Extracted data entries
----

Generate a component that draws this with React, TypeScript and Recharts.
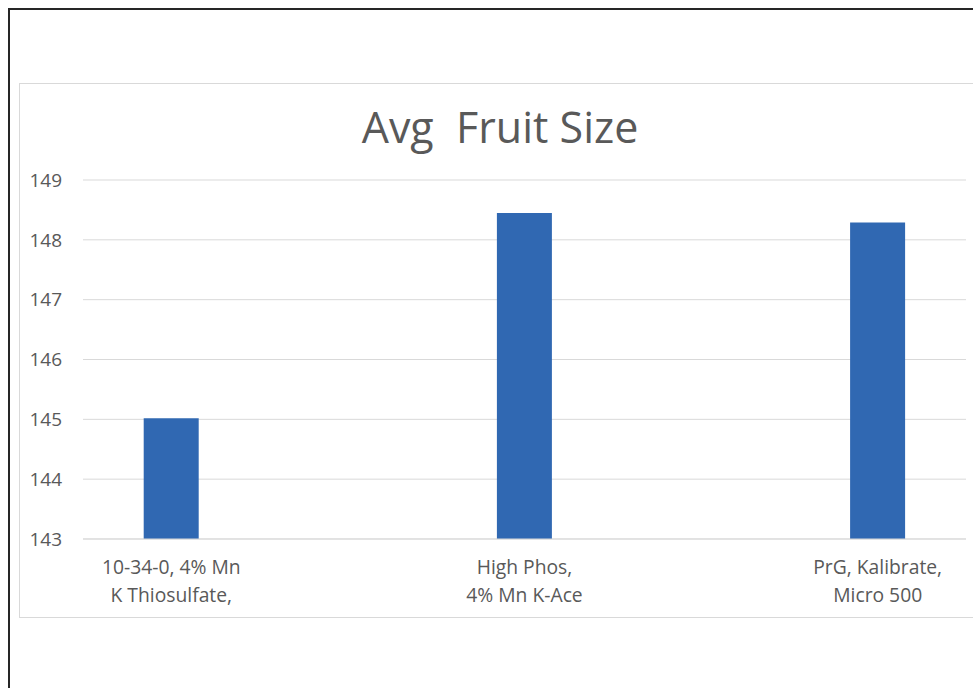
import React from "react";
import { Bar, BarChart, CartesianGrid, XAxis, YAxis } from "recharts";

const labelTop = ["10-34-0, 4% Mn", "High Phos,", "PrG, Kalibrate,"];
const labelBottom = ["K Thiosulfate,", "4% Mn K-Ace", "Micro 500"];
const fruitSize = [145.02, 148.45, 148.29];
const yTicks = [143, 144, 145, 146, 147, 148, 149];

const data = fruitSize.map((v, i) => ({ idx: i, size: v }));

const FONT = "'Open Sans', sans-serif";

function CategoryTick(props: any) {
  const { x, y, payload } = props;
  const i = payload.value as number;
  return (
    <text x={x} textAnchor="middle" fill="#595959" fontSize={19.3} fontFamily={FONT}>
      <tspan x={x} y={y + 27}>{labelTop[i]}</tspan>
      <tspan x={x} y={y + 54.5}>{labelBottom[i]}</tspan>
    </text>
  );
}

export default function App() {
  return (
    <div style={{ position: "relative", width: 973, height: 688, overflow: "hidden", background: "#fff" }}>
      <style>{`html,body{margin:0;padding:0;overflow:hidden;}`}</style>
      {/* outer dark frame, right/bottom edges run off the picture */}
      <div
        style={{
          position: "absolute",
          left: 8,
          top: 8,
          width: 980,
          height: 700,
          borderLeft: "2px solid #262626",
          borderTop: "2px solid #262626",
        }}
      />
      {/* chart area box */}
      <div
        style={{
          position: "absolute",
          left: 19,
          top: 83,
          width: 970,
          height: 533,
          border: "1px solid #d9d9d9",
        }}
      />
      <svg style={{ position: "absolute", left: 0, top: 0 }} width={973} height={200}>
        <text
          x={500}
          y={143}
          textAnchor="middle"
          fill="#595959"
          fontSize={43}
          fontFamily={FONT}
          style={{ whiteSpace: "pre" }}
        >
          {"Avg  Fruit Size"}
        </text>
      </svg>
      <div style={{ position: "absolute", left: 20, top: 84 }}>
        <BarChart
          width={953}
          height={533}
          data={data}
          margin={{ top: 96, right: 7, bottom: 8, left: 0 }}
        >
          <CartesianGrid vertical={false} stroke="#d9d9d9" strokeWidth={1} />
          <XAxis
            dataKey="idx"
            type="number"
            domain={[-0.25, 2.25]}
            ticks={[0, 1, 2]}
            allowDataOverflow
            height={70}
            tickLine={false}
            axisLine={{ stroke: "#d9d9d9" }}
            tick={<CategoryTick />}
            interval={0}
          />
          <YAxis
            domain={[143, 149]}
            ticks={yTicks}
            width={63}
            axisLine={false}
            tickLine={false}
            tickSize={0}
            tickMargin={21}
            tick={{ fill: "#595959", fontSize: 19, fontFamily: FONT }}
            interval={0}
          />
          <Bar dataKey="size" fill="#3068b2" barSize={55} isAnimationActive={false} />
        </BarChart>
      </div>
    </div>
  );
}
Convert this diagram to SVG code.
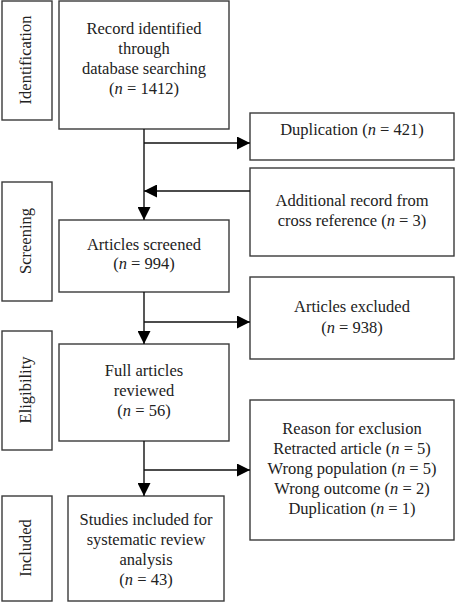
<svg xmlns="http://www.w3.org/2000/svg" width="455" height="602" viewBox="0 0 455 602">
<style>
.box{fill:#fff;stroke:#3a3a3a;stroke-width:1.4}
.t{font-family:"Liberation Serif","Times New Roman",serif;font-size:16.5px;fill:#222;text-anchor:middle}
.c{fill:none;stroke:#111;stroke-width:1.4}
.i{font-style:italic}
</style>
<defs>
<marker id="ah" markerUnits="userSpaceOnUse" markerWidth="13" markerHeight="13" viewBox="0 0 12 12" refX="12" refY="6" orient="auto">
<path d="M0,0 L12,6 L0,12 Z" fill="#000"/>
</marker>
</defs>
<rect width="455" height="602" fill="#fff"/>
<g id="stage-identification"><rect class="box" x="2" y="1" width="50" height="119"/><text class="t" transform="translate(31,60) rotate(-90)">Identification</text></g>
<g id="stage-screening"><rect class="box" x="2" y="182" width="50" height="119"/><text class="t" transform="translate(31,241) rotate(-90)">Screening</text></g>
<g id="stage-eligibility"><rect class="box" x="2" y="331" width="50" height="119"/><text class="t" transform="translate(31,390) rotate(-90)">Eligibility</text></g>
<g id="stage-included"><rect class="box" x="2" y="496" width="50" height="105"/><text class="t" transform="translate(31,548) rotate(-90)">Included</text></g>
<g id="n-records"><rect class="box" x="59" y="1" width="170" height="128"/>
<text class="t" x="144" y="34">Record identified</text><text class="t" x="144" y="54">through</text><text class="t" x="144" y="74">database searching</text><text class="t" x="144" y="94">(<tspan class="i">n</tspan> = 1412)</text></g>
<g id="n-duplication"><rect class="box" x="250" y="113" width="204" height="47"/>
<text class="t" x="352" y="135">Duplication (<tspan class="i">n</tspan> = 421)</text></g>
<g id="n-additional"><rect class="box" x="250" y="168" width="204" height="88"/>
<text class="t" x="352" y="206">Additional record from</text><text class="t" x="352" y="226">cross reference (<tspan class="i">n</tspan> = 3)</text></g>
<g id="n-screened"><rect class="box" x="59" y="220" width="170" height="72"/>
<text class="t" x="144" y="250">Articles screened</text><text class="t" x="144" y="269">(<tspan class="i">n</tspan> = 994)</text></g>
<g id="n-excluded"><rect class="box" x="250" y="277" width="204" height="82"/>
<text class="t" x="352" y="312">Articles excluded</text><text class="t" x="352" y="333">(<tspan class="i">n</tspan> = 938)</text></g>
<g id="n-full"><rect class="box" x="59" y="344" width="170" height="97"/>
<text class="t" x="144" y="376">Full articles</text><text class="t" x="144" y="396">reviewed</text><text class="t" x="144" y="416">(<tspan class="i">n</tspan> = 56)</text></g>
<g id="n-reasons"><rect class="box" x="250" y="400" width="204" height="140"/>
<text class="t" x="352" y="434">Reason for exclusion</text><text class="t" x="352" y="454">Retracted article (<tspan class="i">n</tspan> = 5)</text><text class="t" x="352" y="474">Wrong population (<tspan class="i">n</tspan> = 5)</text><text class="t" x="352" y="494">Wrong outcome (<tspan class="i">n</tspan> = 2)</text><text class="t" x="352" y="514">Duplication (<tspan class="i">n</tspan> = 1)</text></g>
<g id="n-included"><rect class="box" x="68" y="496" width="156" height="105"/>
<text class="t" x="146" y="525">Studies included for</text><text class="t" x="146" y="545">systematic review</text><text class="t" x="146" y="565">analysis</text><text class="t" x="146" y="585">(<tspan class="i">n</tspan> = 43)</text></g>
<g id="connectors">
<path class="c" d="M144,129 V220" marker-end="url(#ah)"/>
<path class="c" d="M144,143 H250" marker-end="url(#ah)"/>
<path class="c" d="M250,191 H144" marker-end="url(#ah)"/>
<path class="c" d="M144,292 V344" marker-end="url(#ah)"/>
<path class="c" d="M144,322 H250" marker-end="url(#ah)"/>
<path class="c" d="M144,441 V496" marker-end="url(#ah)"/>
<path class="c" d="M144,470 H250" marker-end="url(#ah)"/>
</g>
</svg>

----

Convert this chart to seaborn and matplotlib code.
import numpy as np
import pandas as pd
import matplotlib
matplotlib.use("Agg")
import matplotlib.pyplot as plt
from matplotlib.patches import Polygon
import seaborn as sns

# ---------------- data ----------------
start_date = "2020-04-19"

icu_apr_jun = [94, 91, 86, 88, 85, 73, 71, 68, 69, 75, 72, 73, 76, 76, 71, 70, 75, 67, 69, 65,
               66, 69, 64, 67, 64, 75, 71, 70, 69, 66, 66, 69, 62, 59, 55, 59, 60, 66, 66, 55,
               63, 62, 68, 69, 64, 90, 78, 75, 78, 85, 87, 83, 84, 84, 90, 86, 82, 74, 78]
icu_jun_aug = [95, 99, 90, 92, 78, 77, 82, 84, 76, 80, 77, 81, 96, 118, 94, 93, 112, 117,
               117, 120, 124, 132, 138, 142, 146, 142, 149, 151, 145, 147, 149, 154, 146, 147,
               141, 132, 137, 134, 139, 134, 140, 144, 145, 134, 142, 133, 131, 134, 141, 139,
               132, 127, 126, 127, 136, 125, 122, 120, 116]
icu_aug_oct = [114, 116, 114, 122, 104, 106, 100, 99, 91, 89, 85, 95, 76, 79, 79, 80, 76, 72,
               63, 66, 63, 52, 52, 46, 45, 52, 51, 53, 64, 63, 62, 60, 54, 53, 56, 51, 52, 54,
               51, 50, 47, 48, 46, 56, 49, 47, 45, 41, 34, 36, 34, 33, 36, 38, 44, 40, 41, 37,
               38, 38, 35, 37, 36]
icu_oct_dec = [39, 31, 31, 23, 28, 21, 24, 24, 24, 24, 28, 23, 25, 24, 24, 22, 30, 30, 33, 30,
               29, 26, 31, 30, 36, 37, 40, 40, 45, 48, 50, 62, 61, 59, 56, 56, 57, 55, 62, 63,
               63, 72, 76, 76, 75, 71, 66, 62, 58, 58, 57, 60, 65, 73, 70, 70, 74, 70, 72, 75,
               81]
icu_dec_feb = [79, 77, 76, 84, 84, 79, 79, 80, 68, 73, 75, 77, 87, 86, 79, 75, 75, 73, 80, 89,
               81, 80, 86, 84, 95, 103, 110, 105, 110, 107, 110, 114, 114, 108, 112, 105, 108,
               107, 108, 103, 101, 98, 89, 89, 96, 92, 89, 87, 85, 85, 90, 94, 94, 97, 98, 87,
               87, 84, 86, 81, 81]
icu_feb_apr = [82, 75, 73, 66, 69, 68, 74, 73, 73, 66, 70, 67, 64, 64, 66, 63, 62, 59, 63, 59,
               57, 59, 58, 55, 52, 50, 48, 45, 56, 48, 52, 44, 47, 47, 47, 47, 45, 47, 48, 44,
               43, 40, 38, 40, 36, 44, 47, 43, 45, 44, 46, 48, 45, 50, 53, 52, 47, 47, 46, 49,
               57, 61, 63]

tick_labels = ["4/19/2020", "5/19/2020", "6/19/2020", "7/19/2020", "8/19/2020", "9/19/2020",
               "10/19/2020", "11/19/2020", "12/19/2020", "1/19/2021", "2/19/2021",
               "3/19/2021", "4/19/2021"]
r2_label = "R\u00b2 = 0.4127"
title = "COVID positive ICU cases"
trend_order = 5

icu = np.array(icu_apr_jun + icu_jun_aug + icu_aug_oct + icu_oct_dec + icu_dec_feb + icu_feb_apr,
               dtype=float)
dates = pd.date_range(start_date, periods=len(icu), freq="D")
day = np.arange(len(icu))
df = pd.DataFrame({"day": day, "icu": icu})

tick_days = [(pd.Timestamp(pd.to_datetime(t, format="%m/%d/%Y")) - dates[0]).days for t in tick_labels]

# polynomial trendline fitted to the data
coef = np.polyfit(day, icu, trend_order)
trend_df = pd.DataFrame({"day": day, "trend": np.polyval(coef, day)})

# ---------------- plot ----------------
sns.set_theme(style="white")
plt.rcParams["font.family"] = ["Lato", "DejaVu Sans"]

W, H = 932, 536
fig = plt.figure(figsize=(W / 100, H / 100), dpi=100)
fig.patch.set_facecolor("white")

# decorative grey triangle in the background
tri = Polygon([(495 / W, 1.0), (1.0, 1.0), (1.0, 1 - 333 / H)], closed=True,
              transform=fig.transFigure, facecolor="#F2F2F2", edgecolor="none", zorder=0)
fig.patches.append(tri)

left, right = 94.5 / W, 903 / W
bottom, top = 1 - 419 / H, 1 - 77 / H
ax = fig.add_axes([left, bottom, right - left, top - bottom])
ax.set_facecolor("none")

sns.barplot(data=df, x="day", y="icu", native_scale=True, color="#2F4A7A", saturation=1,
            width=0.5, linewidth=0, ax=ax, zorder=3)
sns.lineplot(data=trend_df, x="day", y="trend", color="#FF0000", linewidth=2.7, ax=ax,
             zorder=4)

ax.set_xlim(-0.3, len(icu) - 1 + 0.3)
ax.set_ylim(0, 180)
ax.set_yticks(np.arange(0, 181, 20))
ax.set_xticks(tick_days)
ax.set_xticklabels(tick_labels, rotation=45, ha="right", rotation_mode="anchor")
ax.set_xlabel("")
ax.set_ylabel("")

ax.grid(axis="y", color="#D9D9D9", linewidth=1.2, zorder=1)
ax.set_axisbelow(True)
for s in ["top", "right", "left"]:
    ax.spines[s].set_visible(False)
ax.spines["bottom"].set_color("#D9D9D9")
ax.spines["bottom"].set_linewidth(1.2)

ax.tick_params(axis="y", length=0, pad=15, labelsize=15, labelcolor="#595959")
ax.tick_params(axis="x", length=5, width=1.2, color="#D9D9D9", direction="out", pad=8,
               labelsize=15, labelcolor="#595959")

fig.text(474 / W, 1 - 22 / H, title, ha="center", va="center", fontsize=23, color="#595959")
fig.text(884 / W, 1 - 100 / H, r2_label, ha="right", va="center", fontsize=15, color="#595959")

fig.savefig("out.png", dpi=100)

----

(Stated goal): Only the lines starting at the line with "Generate a component" and ending at the line with "CartesianGrid, XAxis, YAxis" should be printed again, exactly and with both ends kept; omit the pictures.

(Task response):
Generate a component that draws this with React, TypeScript and Recharts.
import React from "react";
import { Bar, BarChart, CartesianGrid, XAxis, YAxis } from "recharts";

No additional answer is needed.